- **Extracted data**:
☆ ☆ ☆ ☆

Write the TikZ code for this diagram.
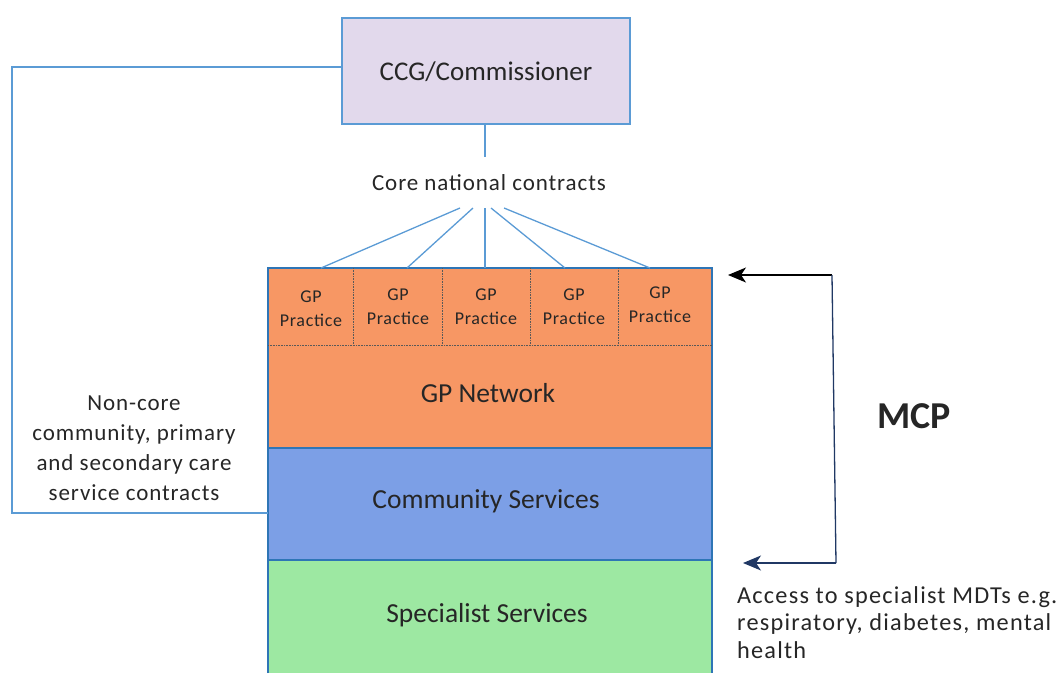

☆ ☆ ☆ ☆

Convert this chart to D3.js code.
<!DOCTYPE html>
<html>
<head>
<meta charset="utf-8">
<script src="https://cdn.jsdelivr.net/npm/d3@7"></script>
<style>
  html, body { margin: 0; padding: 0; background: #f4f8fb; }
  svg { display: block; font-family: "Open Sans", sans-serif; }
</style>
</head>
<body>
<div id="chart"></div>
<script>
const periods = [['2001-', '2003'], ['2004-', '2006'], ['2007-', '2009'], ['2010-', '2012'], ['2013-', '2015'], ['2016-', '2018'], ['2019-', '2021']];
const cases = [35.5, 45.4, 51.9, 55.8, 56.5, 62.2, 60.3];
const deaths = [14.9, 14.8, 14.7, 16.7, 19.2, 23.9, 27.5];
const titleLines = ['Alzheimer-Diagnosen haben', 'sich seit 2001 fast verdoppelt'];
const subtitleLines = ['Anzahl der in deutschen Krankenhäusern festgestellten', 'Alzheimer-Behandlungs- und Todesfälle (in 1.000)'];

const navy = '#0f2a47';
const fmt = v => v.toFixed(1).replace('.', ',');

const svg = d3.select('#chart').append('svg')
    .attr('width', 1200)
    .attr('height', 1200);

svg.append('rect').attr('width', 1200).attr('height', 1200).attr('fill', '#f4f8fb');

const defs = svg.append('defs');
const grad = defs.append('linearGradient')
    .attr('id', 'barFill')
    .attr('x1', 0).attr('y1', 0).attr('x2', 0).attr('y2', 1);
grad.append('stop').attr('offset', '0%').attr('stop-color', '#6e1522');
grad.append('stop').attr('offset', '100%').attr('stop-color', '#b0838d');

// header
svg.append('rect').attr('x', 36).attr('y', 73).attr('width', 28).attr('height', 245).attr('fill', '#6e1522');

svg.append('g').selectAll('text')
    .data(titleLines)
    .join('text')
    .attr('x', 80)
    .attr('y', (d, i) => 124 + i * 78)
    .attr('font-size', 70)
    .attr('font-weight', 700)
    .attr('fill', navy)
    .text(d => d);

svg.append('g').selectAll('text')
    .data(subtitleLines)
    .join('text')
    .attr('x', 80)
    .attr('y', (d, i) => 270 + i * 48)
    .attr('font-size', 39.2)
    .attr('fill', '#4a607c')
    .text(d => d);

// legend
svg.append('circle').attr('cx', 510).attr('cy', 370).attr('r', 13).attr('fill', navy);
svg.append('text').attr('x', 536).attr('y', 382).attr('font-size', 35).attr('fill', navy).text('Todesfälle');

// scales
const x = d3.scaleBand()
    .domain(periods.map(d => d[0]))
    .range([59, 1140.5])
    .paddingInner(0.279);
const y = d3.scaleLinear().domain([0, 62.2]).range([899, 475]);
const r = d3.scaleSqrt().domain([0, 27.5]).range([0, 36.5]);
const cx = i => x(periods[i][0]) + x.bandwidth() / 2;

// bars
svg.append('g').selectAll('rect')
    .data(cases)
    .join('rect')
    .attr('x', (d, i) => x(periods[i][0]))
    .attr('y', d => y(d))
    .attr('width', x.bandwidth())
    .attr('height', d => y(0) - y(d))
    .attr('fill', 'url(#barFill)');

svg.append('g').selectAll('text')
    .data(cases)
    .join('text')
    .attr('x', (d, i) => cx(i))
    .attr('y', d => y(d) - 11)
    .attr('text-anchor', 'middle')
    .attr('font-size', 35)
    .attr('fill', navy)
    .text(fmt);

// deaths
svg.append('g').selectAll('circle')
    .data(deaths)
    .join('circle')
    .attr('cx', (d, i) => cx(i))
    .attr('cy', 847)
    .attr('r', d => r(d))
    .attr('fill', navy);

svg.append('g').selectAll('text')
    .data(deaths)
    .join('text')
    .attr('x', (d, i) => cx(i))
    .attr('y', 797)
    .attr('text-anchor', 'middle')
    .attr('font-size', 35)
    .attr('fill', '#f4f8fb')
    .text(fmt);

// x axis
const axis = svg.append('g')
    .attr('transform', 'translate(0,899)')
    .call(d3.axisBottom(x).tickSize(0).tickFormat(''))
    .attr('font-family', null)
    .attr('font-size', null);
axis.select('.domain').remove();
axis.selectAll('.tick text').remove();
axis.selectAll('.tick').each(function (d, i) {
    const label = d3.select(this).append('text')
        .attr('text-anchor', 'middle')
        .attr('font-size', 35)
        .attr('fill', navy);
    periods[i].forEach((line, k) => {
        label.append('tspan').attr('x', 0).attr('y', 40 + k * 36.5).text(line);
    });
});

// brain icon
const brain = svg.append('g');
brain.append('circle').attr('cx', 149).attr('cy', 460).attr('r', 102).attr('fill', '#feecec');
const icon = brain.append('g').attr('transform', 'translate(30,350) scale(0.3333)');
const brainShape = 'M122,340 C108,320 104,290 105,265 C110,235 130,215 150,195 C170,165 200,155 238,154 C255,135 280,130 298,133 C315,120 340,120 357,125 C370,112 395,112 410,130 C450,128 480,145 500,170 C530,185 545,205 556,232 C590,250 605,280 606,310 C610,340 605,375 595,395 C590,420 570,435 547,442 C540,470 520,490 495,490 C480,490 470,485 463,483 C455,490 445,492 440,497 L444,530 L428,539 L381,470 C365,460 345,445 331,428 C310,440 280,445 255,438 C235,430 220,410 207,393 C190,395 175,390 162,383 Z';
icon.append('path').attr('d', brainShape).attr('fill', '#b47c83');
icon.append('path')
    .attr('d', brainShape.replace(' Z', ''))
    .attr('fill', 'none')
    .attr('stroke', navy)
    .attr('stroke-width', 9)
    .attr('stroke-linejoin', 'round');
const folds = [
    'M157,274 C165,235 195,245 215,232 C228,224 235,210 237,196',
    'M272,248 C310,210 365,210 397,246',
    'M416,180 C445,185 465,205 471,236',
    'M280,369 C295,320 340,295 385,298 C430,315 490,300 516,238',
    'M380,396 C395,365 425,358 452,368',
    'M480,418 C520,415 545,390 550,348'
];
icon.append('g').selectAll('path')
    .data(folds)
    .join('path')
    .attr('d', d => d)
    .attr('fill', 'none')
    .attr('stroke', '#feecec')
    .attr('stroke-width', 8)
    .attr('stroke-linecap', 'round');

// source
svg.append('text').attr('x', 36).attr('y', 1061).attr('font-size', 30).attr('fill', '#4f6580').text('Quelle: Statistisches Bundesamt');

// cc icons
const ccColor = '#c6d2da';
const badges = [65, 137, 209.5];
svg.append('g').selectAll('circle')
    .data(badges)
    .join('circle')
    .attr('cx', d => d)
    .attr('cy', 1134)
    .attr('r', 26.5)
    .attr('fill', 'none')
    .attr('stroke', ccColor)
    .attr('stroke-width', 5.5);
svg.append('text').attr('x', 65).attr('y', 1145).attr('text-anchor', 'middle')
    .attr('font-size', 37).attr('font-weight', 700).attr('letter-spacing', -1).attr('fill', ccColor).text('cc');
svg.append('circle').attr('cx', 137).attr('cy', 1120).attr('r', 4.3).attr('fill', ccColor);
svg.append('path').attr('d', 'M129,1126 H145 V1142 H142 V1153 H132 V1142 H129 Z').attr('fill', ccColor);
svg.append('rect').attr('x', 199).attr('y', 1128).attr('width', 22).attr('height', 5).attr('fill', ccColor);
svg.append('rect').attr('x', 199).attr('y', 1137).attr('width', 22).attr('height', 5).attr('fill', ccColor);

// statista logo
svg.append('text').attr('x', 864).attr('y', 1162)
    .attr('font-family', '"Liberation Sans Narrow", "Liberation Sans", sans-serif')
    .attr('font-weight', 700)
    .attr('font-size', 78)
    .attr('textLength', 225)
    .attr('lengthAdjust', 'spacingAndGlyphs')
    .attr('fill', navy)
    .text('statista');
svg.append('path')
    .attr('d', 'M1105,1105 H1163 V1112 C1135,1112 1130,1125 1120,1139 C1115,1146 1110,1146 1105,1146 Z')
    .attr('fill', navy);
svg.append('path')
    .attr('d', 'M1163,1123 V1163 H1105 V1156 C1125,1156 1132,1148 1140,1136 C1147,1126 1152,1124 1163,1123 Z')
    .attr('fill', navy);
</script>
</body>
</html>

☆ ☆ ☆ ☆

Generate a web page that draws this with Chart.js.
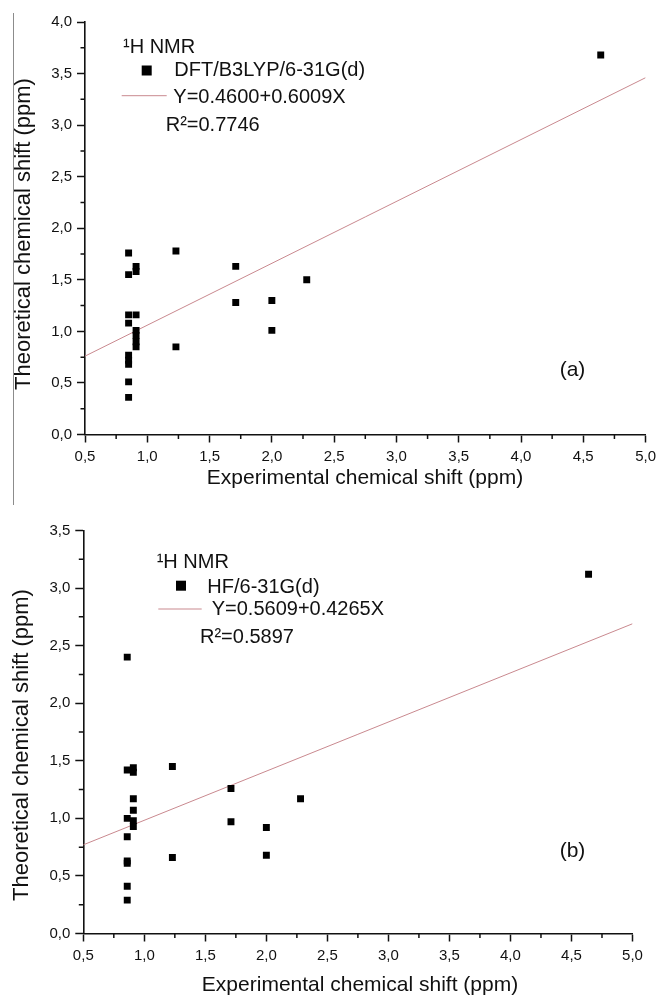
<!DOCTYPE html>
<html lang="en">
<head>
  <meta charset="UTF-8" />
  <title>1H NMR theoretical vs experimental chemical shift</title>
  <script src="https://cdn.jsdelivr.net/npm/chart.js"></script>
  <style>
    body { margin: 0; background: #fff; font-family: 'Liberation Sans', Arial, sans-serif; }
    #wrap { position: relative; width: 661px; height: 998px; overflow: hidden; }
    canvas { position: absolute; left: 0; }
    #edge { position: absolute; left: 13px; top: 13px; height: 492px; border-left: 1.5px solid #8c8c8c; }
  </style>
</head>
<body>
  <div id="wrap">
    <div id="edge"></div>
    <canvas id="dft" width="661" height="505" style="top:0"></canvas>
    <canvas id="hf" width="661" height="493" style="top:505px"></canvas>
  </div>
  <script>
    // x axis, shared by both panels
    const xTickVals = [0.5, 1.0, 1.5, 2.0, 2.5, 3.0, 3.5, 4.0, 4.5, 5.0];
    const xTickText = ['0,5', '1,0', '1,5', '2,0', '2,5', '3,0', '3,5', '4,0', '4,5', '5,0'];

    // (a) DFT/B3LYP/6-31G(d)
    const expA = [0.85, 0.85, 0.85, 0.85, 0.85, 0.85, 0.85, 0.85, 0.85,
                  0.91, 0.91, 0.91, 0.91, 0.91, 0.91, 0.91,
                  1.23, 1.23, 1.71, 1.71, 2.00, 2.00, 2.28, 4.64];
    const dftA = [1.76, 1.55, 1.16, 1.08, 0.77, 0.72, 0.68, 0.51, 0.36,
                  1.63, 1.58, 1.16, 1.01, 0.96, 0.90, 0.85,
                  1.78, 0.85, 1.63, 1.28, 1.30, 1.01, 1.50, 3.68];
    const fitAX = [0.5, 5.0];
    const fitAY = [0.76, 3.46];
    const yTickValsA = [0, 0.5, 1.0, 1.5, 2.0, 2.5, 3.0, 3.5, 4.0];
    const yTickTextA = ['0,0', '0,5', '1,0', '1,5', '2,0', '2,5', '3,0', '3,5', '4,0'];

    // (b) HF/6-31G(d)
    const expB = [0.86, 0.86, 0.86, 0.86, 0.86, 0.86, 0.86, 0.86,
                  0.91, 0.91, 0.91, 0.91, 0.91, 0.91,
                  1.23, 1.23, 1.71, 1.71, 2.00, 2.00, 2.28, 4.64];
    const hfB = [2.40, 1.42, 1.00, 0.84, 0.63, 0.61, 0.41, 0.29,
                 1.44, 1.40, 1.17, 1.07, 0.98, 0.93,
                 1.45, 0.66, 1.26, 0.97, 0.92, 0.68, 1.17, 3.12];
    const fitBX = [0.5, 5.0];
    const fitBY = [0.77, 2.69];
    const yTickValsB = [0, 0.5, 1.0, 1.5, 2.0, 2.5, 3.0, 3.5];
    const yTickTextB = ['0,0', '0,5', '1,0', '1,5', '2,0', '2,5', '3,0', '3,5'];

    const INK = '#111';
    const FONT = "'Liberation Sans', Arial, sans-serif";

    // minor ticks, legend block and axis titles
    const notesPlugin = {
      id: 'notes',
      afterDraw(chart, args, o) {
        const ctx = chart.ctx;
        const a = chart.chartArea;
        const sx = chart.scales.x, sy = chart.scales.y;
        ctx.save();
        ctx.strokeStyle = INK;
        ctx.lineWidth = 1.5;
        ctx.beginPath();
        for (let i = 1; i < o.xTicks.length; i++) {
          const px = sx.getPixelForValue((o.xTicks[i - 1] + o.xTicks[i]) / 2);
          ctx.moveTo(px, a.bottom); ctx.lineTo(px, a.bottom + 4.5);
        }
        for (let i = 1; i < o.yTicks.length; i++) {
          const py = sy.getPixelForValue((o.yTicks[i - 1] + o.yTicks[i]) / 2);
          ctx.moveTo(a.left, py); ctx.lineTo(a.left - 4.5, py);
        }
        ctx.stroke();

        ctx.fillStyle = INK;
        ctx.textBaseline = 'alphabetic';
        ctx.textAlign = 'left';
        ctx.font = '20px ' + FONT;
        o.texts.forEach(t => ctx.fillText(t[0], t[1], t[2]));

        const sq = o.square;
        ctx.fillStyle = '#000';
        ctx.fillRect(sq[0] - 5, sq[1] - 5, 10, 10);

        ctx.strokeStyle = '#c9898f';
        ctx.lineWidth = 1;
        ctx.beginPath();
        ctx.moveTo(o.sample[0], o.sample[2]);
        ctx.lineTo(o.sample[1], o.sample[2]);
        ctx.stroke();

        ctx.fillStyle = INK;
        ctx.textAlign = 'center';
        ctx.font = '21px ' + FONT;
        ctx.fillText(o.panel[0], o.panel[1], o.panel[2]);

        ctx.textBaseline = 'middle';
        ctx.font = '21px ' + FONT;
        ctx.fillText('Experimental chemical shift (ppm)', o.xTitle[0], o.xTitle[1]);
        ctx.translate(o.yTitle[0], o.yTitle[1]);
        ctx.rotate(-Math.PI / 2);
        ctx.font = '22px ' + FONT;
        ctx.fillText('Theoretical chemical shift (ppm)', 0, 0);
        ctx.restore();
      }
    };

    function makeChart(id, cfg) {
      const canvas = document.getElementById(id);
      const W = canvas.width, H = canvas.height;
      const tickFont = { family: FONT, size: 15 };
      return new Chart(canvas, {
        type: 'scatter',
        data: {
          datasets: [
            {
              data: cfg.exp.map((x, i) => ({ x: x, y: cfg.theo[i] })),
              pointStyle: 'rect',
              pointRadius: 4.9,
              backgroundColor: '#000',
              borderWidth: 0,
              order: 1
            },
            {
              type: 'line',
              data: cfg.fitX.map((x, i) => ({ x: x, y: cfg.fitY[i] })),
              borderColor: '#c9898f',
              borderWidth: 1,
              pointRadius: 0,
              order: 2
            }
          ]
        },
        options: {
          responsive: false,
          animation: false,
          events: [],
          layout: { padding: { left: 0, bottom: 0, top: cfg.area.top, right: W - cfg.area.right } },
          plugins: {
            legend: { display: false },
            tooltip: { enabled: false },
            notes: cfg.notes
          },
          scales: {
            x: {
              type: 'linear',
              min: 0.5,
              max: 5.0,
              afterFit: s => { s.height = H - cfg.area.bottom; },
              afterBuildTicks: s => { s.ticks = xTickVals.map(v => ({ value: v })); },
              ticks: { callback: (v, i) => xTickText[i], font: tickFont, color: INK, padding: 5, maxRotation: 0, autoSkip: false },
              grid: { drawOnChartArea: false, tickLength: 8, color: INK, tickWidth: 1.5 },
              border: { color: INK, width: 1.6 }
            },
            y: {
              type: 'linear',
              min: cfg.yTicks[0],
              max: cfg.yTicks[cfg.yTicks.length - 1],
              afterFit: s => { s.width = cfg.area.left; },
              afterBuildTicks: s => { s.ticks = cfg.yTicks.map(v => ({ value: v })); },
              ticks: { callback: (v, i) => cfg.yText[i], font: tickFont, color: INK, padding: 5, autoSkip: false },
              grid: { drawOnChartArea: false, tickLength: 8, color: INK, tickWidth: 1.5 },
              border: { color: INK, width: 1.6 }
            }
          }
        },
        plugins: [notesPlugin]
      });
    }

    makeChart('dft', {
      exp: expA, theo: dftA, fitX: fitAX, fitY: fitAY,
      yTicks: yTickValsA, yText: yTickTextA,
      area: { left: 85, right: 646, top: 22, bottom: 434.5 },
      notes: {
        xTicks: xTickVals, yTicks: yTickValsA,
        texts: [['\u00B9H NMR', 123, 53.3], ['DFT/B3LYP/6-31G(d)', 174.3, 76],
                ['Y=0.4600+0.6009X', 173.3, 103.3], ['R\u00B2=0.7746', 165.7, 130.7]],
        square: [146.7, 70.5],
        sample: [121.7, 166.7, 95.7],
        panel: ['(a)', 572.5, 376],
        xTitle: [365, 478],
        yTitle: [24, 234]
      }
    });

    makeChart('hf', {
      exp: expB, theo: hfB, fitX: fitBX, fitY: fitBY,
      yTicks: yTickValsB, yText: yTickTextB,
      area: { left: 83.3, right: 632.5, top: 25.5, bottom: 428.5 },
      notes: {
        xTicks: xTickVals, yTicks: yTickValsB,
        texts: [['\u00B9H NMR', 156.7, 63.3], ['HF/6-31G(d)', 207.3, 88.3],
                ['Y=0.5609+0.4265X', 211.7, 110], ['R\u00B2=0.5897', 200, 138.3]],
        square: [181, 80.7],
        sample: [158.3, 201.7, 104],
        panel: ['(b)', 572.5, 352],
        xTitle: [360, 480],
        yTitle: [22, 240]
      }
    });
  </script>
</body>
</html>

☆ ☆ ☆ ☆

The lines to extract from the data above begin with the line containing "Convert this chart to D3.js code." and end with the line containing "const fmt = v". Extract them exactly, including both.

- **Solution**:
Convert this chart to D3.js code.
<!DOCTYPE html>
<html>
<head>
<meta charset="utf-8">
<script src="https://cdn.jsdelivr.net/npm/d3@7"></script>
<style>
  html, body { margin: 0; padding: 0; background: #f4f8fb; }
  svg { display: block; font-family: "Open Sans", sans-serif; }
</style>
</head>
<body>
<div id="chart"></div>
<script>
const periods = [['2001-', '2003'], ['2004-', '2006'], ['2007-', '2009'], ['2010-', '2012'], ['2013-', '2015'], ['2016-', '2018'], ['2019-', '2021']];
const cases = [35.5, 45.4, 51.9, 55.8, 56.5, 62.2, 60.3];
const deaths = [14.9, 14.8, 14.7, 16.7, 19.2, 23.9, 27.5];
const titleLines = ['Alzheimer-Diagnosen haben', 'sich seit 2001 fast verdoppelt'];
const subtitleLines = ['Anzahl der in deutschen Krankenhäusern festgestellten', 'Alzheimer-Behandlungs- und Todesfälle (in 1.000)'];

const navy = '#0f2a47';
const fmt = v => v.toFixed(1).replace('.', ',');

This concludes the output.